Quarantine plant hobby inspires a major change for freshman
Leah Erdmann
Leah Erdmann, ACES freshman in crop sciences.
Sources
Leah Erdmann
August 13, 2020
 

URBANA, Ill. - When her sister came home to finish spring semester online because of COVID-19, Leah Erdmann had no idea the together time they gained would lead to changing her major before she even started college.

Leah’s sister was finishing up her senior year at the University of Illinois when she moved back home. She brought a bunch of plants with her and coaxed Leah to take care of some. Leah was finishing up her senior year at Hinsdale South High School in Darien, Illinois.

“My sister Allie loves plants. She told me I should get some, too, but I really wasn’t that interested at first. Then we started a garden. I started getting more and more interested in gardening until I was doing more than my sister was,” Leah says.

When it was time to choose classes for fall at Illinois, Leah realized she wasn’t as interested in biology as she thought she would be. That’s when she decided to research other majors and courses and happily stumbled upon crop sciences in the College of Agricultural, Consumer and Environmental Sciences (ACES).

Many students change majors during college. Often signing up for a new class – with a focus on leadership and other life skills – or joining a club sparks a hidden interest.

“I knew I wanted something in the realm of biology, but I wasn’t exactly sure what. I wanted to minor in secondary education and maybe become a biology teacher. I was hoping I would take some classes and have it figured out by the end of sophomore year,” Leah says.

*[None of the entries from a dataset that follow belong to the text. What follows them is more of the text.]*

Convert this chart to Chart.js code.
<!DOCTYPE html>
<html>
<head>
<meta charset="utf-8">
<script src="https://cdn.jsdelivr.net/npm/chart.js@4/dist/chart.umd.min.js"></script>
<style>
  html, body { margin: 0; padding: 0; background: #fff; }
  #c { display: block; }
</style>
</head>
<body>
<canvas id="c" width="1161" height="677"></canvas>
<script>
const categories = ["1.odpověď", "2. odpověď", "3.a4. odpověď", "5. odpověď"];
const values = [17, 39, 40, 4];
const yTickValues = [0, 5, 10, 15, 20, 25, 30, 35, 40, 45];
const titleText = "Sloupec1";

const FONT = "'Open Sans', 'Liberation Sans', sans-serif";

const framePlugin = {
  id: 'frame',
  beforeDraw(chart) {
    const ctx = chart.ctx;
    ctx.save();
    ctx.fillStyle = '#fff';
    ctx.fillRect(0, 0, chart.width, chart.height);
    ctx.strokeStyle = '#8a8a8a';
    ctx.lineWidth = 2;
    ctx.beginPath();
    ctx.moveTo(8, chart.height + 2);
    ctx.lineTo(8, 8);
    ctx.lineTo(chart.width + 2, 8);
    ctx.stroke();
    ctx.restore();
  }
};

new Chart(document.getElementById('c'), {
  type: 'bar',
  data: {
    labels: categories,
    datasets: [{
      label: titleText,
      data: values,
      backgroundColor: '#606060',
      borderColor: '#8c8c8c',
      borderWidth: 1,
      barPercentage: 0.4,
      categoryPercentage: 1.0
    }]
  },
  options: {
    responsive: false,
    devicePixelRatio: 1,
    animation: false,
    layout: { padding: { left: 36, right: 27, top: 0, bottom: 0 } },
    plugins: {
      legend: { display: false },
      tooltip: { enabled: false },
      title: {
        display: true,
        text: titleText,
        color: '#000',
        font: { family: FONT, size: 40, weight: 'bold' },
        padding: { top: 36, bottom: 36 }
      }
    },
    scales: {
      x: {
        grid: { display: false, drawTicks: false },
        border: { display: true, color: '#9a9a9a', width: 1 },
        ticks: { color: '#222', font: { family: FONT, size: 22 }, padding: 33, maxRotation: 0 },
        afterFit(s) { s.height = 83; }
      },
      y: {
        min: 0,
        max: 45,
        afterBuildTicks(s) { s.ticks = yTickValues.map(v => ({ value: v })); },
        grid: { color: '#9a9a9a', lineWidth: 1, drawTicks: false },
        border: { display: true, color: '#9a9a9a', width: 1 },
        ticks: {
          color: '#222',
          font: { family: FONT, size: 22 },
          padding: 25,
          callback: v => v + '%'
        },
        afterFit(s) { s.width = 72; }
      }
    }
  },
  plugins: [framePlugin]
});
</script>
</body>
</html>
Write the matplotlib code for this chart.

Scott Bartlett, one of the academic advisors for ACES, helped her and helps others along the way.

“ACES is a smaller college. Students get a more personal experience with faculty because the class sizes are smaller. There are about 15 to 20 students in each class, so they get a lot of one-on-one interactions with professors and instructors,” Bartlett says.

Like Leah, you can find helpful information about ACES courses, resources, and faculty online today.

Even a smaller college like ACES presents plenty of opportunities for students to get involved beyond classes and labs.

In ACES, organizations like Horticulture Club, Field and Furrow Agronomy Club, and Small Farm Club are popular, allowing students to foster close relationships. ACES also provides research, internship, and work opportunities at the Research Park where students can get paid and earn class credit, as well hone skills for future careers.

Opportunities during and after students’ time at Illinois abound. Ag-related companies provide internship opportunities as well as potential full-time positions.

“During a regular academic year, I’m not kidding, employers are contacting me every week with internships and job opportunities for our students,” Bartlett said.

For Leah, knowing many students studying biology are on a pre-med track made her feel out of place. Upon finding the plant biotechnology and molecular biology concentration in crop sciences, she feels she found her perfect fit.

Even though COVID-19 will mean some students return to campus while others continue their studies online, Leah remains optimistic about her freshman year.

“I’m excited to be part of a big school because there are a lot of opportunities as an Illini. Also, I’m excited for the sports that we have and just the overall experience at a Big Ten college,” she says.